Brief — Write the data out again exactly, dropping any images it holds.

________________

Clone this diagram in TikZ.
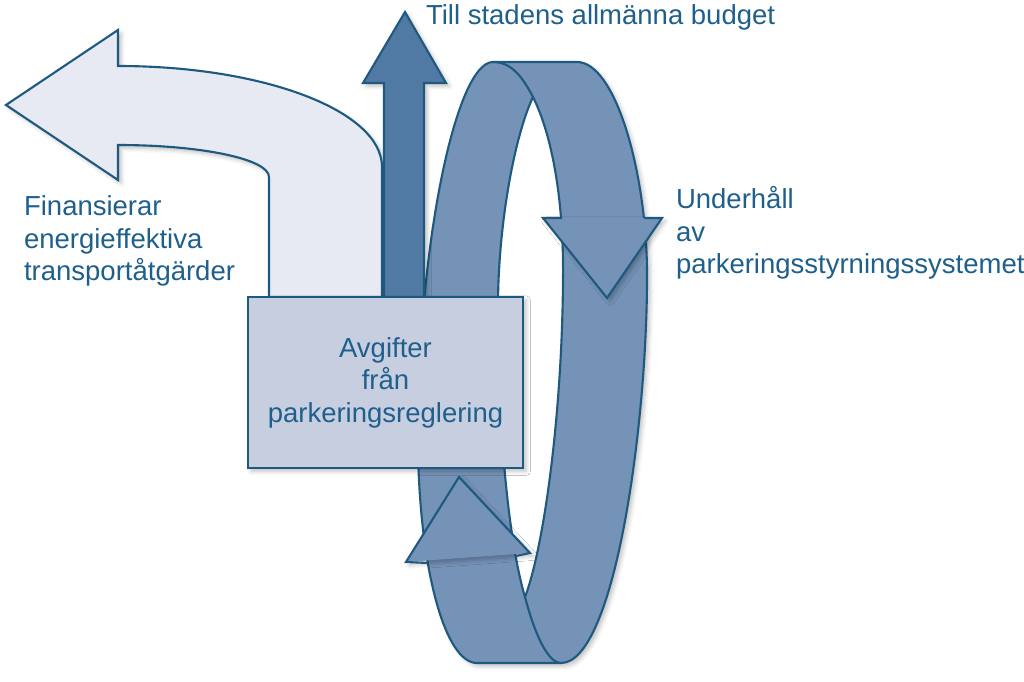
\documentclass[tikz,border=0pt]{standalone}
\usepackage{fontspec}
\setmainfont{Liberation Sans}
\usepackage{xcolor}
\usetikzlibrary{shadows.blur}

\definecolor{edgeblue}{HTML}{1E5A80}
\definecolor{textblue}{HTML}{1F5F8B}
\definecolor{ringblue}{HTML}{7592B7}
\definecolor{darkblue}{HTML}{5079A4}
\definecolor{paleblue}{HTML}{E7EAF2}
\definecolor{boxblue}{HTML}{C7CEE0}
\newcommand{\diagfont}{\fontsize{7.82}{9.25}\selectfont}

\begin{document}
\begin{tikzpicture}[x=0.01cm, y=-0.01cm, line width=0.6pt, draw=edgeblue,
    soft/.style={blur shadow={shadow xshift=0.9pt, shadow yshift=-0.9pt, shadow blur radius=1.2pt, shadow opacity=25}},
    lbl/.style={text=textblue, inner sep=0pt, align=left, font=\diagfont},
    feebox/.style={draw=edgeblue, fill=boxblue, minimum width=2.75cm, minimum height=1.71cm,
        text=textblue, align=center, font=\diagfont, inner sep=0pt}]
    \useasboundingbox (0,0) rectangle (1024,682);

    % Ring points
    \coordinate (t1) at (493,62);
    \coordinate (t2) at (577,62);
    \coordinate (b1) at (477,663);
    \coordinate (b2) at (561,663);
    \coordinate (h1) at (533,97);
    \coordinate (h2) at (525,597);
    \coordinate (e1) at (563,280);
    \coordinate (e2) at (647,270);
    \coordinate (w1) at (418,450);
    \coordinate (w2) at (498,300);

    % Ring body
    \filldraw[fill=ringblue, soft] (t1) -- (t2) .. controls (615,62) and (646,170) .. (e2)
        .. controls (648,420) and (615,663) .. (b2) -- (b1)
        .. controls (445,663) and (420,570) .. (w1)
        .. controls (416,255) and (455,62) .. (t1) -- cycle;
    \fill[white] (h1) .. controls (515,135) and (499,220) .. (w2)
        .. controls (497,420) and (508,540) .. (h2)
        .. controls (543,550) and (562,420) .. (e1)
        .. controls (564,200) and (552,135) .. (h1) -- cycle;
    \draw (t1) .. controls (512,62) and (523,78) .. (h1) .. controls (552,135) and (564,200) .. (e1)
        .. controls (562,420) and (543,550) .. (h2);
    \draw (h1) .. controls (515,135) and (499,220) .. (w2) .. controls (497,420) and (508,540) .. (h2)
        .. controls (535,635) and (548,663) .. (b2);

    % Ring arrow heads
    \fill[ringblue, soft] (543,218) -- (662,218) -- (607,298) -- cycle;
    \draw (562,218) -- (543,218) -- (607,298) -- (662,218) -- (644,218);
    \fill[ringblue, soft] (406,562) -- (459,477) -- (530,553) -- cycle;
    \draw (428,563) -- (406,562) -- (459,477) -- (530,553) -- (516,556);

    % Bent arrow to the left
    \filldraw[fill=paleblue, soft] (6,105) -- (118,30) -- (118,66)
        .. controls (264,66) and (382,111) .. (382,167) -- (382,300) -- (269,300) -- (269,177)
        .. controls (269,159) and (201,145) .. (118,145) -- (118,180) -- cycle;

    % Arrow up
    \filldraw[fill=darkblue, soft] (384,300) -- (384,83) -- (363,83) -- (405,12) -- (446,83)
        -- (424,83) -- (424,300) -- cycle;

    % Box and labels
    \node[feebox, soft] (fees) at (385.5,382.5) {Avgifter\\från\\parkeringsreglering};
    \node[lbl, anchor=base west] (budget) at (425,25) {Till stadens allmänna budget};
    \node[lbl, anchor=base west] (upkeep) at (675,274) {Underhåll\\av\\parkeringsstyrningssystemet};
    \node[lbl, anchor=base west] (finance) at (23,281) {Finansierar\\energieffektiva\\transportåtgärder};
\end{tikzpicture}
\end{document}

________________

Response to the task —
Clone this diagram in TikZ.
\documentclass[tikz,border=0pt]{standalone}
\usepackage{fontspec}
\setmainfont{Liberation Sans}
\usepackage{xcolor}
\usetikzlibrary{shadows.blur}

\definecolor{edgeblue}{HTML}{1E5A80}
\definecolor{textblue}{HTML}{1F5F8B}
\definecolor{ringblue}{HTML}{7592B7}
\definecolor{darkblue}{HTML}{5079A4}
\definecolor{paleblue}{HTML}{E7EAF2}
\definecolor{boxblue}{HTML}{C7CEE0}
\newcommand{\diagfont}{\fontsize{7.82}{9.25}\selectfont}

\begin{document}
\begin{tikzpicture}[x=0.01cm, y=-0.01cm, line width=0.6pt, draw=edgeblue,
    soft/.style={blur shadow={shadow xshift=0.9pt, shadow yshift=-0.9pt, shadow blur radius=1.2pt, shadow opacity=25}},
    lbl/.style={text=textblue, inner sep=0pt, align=left, font=\diagfont},
    feebox/.style={draw=edgeblue, fill=boxblue, minimum width=2.75cm, minimum height=1.71cm,
        text=textblue, align=center, font=\diagfont, inner sep=0pt}]
    \useasboundingbox (0,0) rectangle (1024,682);

    % Ring points
    \coordinate (t1) at (493,62);
    \coordinate (t2) at (577,62);
    \coordinate (b1) at (477,663);
    \coordinate (b2) at (561,663);
    \coordinate (h1) at (533,97);
    \coordinate (h2) at (525,597);
    \coordinate (e1) at (563,280);
    \coordinate (e2) at (647,270);
    \coordinate (w1) at (418,450);
    \coordinate (w2) at (498,300);

    % Ring body
    \filldraw[fill=ringblue, soft] (t1) -- (t2) .. controls (615,62) and (646,170) .. (e2)
        .. controls (648,420) and (615,663) .. (b2) -- (b1)
        .. controls (445,663) and (420,570) .. (w1)
        .. controls (416,255) and (455,62) .. (t1) -- cycle;
    \fill[white] (h1) .. controls (515,135) and (499,220) .. (w2)
        .. controls (497,420) and (508,540) .. (h2)
        .. controls (543,550) and (562,420) .. (e1)
        .. controls (564,200) and (552,135) .. (h1) -- cycle;
    \draw (t1) .. controls (512,62) and (523,78) .. (h1) .. controls (552,135) and (564,200) .. (e1)
        .. controls (562,420) and (543,550) .. (h2);
    \draw (h1) .. controls (515,135) and (499,220) .. (w2) .. controls (497,420) and (508,540) .. (h2)
        .. controls (535,635) and (548,663) .. (b2);

    % Ring arrow heads
    \fill[ringblue, soft] (543,218) -- (662,218) -- (607,298) -- cycle;
    \draw (562,218) -- (543,218) -- (607,298) -- (662,218) -- (644,218);
    \fill[ringblue, soft] (406,562) -- (459,477) -- (530,553) -- cycle;
    \draw (428,563) -- (406,562) -- (459,477) -- (530,553) -- (516,556);

    % Bent arrow to the left
    \filldraw[fill=paleblue, soft] (6,105) -- (118,30) -- (118,66)
        .. controls (264,66) and (382,111) .. (382,167) -- (382,300) -- (269,300) -- (269,177)
        .. controls (269,159) and (201,145) .. (118,145) -- (118,180) -- cycle;

    % Arrow up
    \filldraw[fill=darkblue, soft] (384,300) -- (384,83) -- (363,83) -- (405,12) -- (446,83)
        -- (424,83) -- (424,300) -- cycle;

    % Box and labels
    \node[feebox, soft] (fees) at (385.5,382.5) {Avgifter\\från\\parkeringsreglering};
    \node[lbl, anchor=base west] (budget) at (425,25) {Till stadens allmänna budget};
    \node[lbl, anchor=base west] (upkeep) at (675,274) {Underhåll\\av\\parkeringsstyrningssystemet};
    \node[lbl, anchor=base west] (finance) at (23,281) {Finansierar\\energieffektiva\\transportåtgärder};
\end{tikzpicture}
\end{document}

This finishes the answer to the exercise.